Kitchensurfing: Sharing the Pleasure.

Those who invite chefs to their homes can enjoy a more laid-back meal, higher quality treats – and the whole kitchen surfing experience – the latest start-up craze from New York. We took the plunge and tested the service.
Photos & Text: Felix Zeltner

A Loft in Tribeca.

“Hey, let’s get you a beer!” says Borahm Cho, welcoming me with a bottle of Samuel Adams. Nodding breathlessly after scaling five steep, creaky wooden stairs all the way to the top of an old residential building in New York’s hot Tribeca district, I marvel at the spacious loft. White-washed walls, windows facing a nocturnal New York. The loft itself was a spontaneous Airbnb rental, another well-known example of the budding sharing economy, which thrives on people sharing their goods and skills with others, often for a fee.

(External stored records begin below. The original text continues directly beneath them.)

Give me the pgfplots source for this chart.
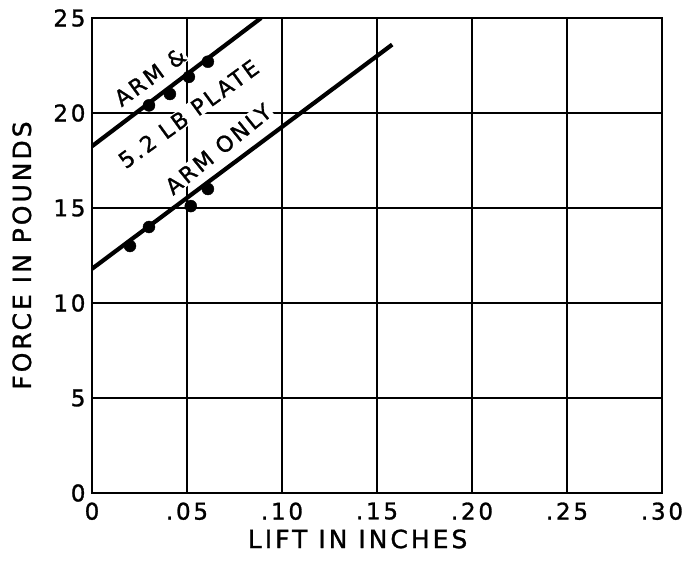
\documentclass[border=0pt]{standalone}
\usepackage{fontspec}
\setmainfont{DejaVu Sans}[LetterSpace=12, FakeBold=1.2]
\usepackage{pgfplots}
\pgfplotsset{compat=1.18}
\begin{document}
\begin{tikzpicture}
\begin{axis}[
  at={(0,0)}, anchor=south west,
  width=570pt, height=475pt, scale only axis,
  xmin=0, xmax=0.30, ymin=0, ymax=25,
  xtick={0,0.05,0.10,0.15,0.20,0.25,0.30},
  xticklabels={0,.05,.10,.15,.20,.25,.30},
  ytick={0,5,10,15,20,25},
  grid=major,
  major grid style={black, line width=2.2pt},
  axis line style={line width=2.6pt},
  tick style={draw=none},
  /pgf/number format/assume math mode=true,
  ticklabel style={font=\fontsize{23}{23}\selectfont},
  xticklabel style={yshift=-6pt},
  yticklabel style={xshift=-3pt},
  xlabel={LIFT IN INCHES},
  ylabel={FORCE IN POUNDS},
  label style={font=\fontsize{25}{25}\selectfont},
  xlabel style={at={(axis description cs:0.466,0)}, anchor=north, yshift=-33pt},
  ylabel style={at={(axis description cs:-0.123,0.5)}, anchor=center},
]
\node[rotate=36, font=\fontsize{22}{22}\selectfont, fill=white, inner sep=1pt] at (axis cs:0.0305,21.9) {ARM\hspace{0.45em}\&};
\node[rotate=36, font=\fontsize{22}{22}\selectfont, fill=white, inner sep=1pt] at (axis cs:0.0508,19.95) {5.2 LB PLATE};
\node[rotate=39, font=\fontsize{22}{22}\selectfont, fill=white, inner sep=1pt] at (axis cs:0.0664,18.1) {ARM ONLY};
% fitted lines
\addplot[black, line width=4.2pt] coordinates {(0,11.8) (0.158,23.6)};
\addplot[black, line width=4.2pt] coordinates {(0,18.25) (0.089,25)};
% arm only data
\addplot[only marks, mark=*, mark size=6pt, black] coordinates {
(0.020,13.0) (0.030,14.0) (0.052,15.1) (0.061,16.0)};
% arm & plate data
\addplot[only marks, mark=*, mark size=6pt, black] coordinates {
(0.030,20.4) (0.041,21.0) (0.051,21.9) (0.061,22.7)};
\end{axis}
\pgfresetboundingbox
\path (-92pt,-72pt) rectangle (590pt,493pt);
\end{tikzpicture}
\end{document}
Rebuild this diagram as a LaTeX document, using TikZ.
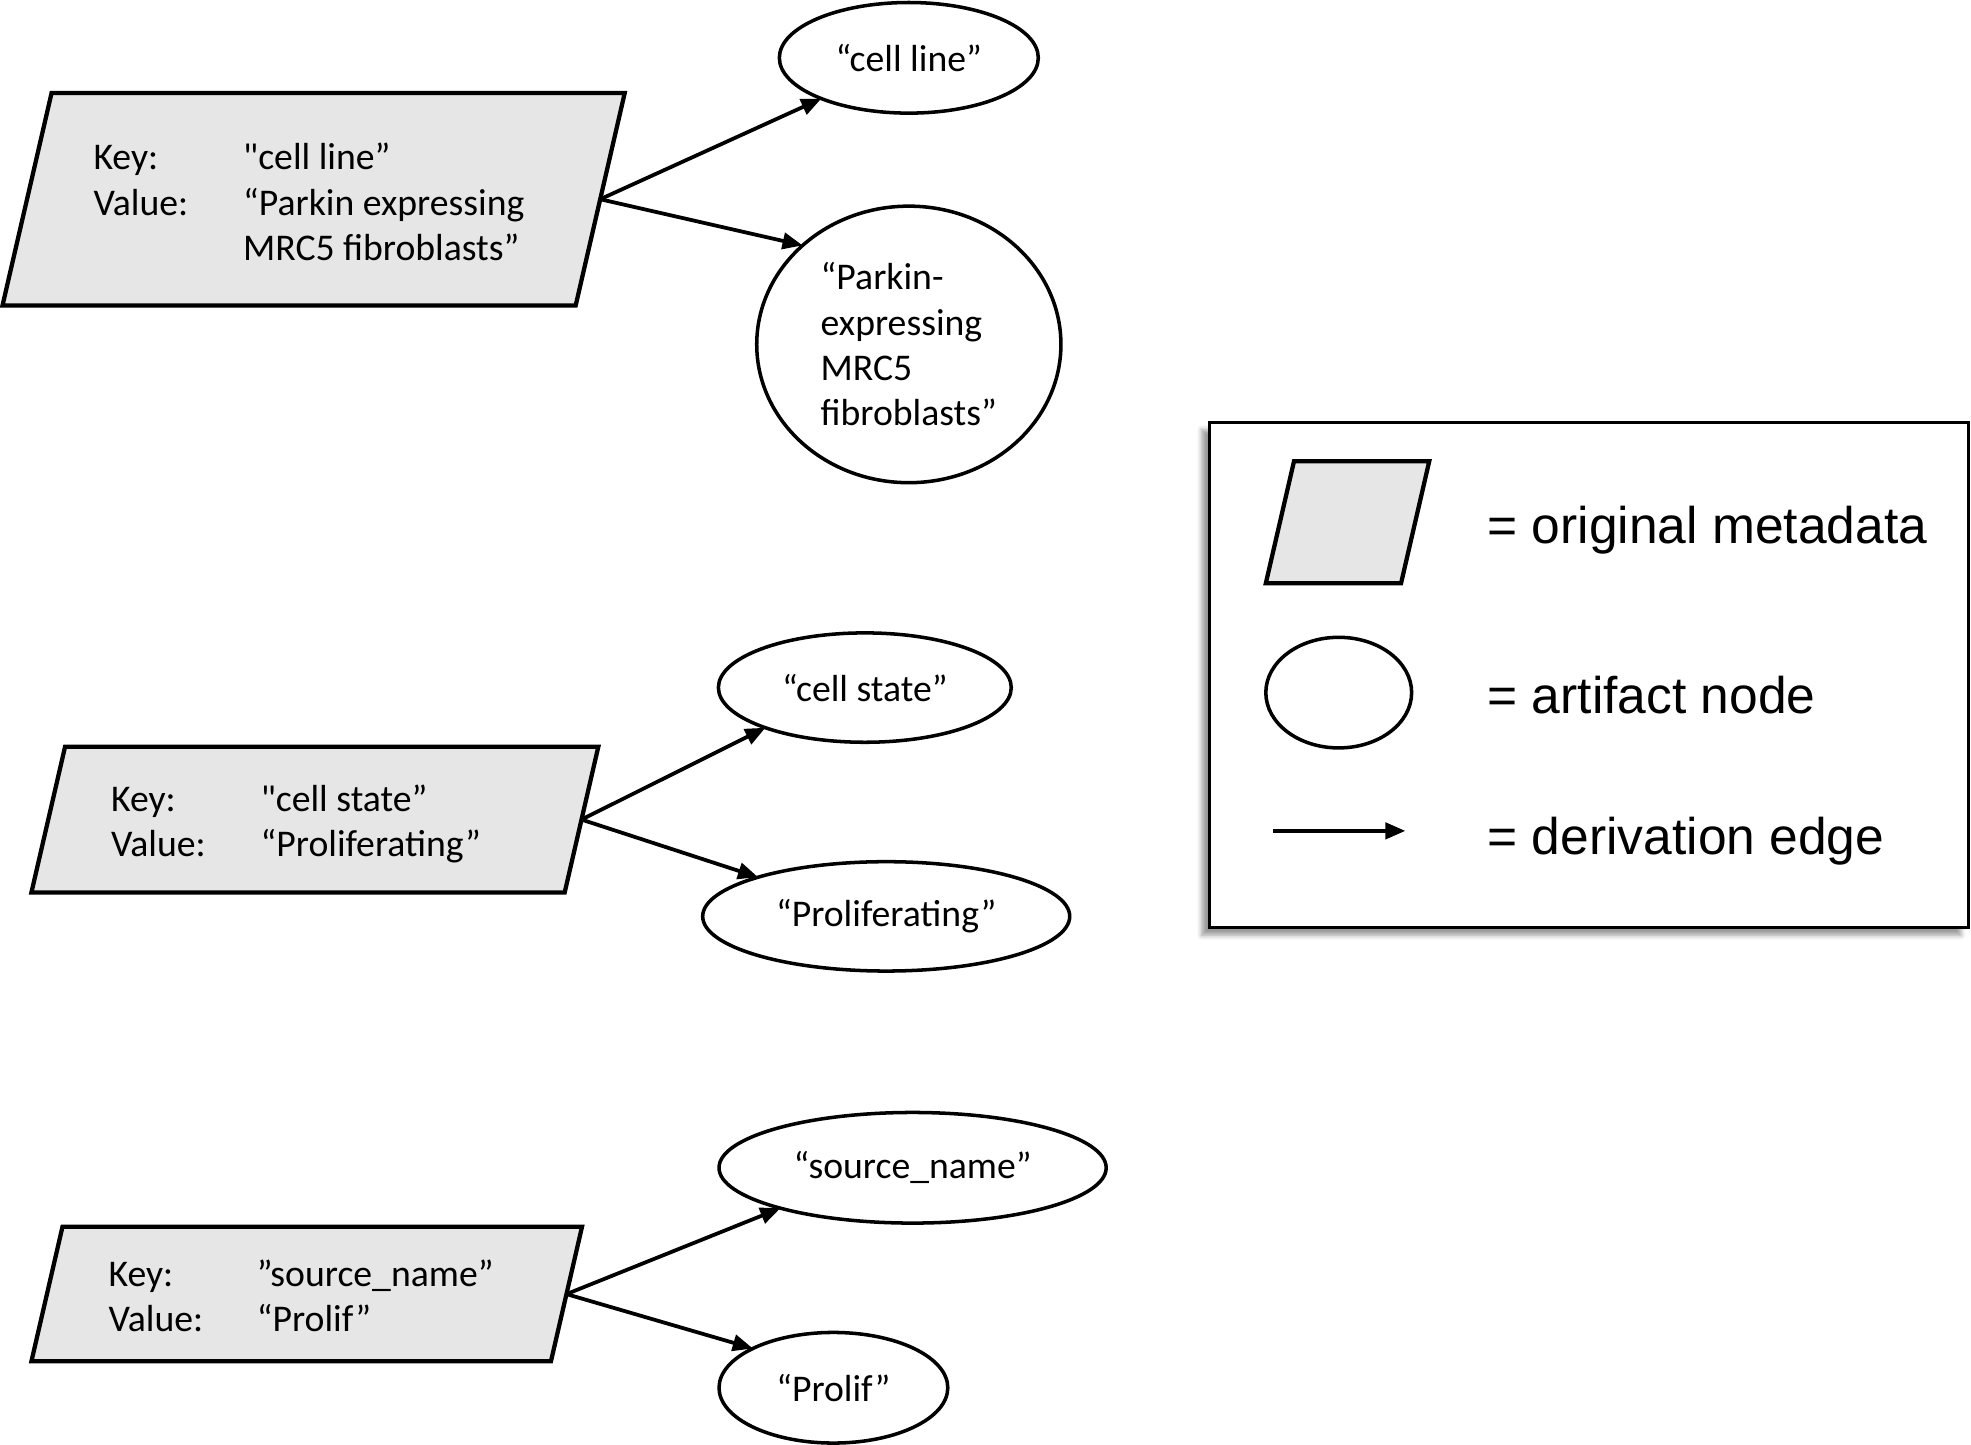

Borahm has asked me to come over to experience his Kitchensurfing start-up in action. The evening’s chef, Frederick, usually works as a sous chef for a major bank’s canteen – and now he uses Kitchensurfing to rent out his skills in his spare time. He tells us about all the fun he is having, the many great kitchens he gets to use and sparkling conversations he has with the strangers he treats to his excellent cooking. Within half an hour, he has whipped up a delicious vegetarian feast of poached eggs, pita bread and hummus. Borahm Cho, the founder of Kitchensurfing, had ordered it only a few hours earlier via his own website.

Sharing Economy.

Borahm, Kitchensurfing is part of the so-called sharing economy. Can you tell me a little bit about how it all works? My definition of the sharing economy is that you have a certain good – say, a building, car or skill – and then you decide to share it with others. Meaning: What’s mine is also yours. At the same time, to me the sharing community also has a financial aspect. It is not only about just sharing, but it also allows people to make money from their skills or goods – something they couldn’t really do before. In a way, Kitchensurfing allows people to monetise their cookery skills – and develop their own brand as a chef.

First Steps.

How did you end up here? Back in 2011, I already had a rough idea of a service for social dining-meets-travel and planned to buy the domain. Although this domain was already gone, its owner turned out to be this super cool guy. He not only sold me the domain for bitcoins and convinced me to invest in this virtual currency – which in 2011 was still virtually unknown – but also advised me to take my kitchen surfing idea to New York. He introduced me to his local network by e-mail and I spent two weeks just meeting people, including Chris (Muscarella, co-founder of Kitchensurfing). We immediately hit it off. Chris had already run a restaurant and realised that chefs are not only badly paid – in addition, most tips tend to stay with the waiters and rarely make their way back to the kitchen. It was his aim to give chefs a new opportunity to make money with Kitchensurfing.

How did the launch go? Chefs soon spread the word within the city. We did events, activated networks and received our first funding round after just a few weeks. And then there was Sandy… the worst storm to ever hit New York. We immediately activated our community. Our chefs ended up cooking around a thousand meals a day and taking these to the Rockaways, an area in the south of New York that had been especially hard-hit by Sandy, almost cut off from the rest of the city. We were faster and more cost-effective than the Red Cross. Sandy and the response it triggered among people, the way people helped each other on any level; that was really crazy.

The Customer.

So, who are your customers? Young professionals with above-average incomes. But also rich people. And the New York crowd. Sarah Jessica Parker (Sex and the City) is one of our best customers. But there are also plenty of people who simply want to treat themselves. Overall, last year around 100,000 guests enjoyed Kitchensurfing. And Thanksgiving, Christmas and Valentine’s Day are always extremely busy.

'As minimal as possible'

Enjoyment and sharing instead of ownership. In your opinion, how will this affect our view of status symbols, like owning a car? According to many statistics, fewer and fewer people own homes, apartments or cars. Yet the next generation will still drive a Mercedes – using services like Car2Go, a company partially owned by Mercedes-Benz. Car2Go still has the fixed costs, owns the cars and enables people to lead a more flexible lifestyle. I, myself, try to have as few fixed costs as possible. I own a laptop, I have internet access, I have my phone and that’s all I need. I don’t even have very many clothes. I try to live a very minimal lifestyle. I use Car2Go almost every day and am very happy with the set-up.

Finally, what is your future wish or vision for Kitchensurfing? We want to get more people to share meals with each other.